While The Mystery of the Blue Train is not without its flaws, few readers could agree with Christie’s complete dismissal of it even though such feelings lingered long in her memory.

Perhaps any reader with no knowledge of the context of the writing of the novel could view it as simply a slightly lesser Poirot mystery. However, read with a recuperating Christie in mind, forcing herself to complete a book in the shadow of the death of her beloved mother and the end of her marriage, it’s not difficult to see evidence of the laborious hard work and systematic processes that Christie has undertaken to transform a good Poirot short story into a full-length novel.
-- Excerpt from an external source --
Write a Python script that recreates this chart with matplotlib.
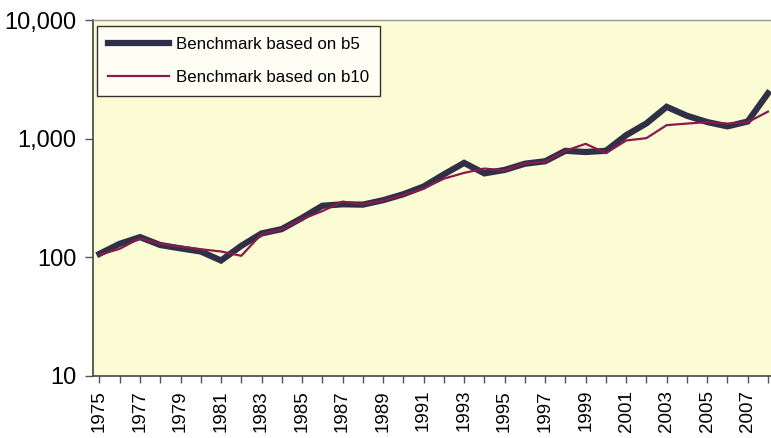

This short story was ‘The Mystery of the Plymouth Express’, originally published during The Sketch’s run of Poirot short stories in 1923, and much remains unchanged.[58] The basic story concerns a woman who is found murdered in a train carriage (in the novel she is travelling towards the French Riviera, rather than the short story’s Devon), having apparently been the victim of a plot to steal valuable jewellery that she was travelling with. The book then expands on some obvious potential villains in both the victim’s husband and the lover of the dead woman, a mysterious Count. There’s also a web of alibis that will take the considerable powers of deduction of Poirot to untangle.

The struggle to expand the original story is all too obvious from the opening, however, as Christie offers both narrative dead-ends and disorientating shifts of focus in an attempt to lend some atmosphere and mystery early on. While this material may have been added for stylistic reasons, much of it is also evident as padding, especially when re-read with the knowledge of which plot threads remain relevant, and which come to nothing. In fact, the story itself is a relatively rare Christie that is only really satisfying on its first reading as she works to obfuscate and distract from the actually rather simple (if ingenious) plotting of the murderer. The truth is that the neatly plotted short story does not offer enough material for the fully expanded novel, something that Christie was clearly well aware of, and so she provides a plethora of distractions, particularly extraneous characters, to ensure that the bare bones of the mystery are not inspected too closely, lest the reader should work out the case rather quicker than the author would like.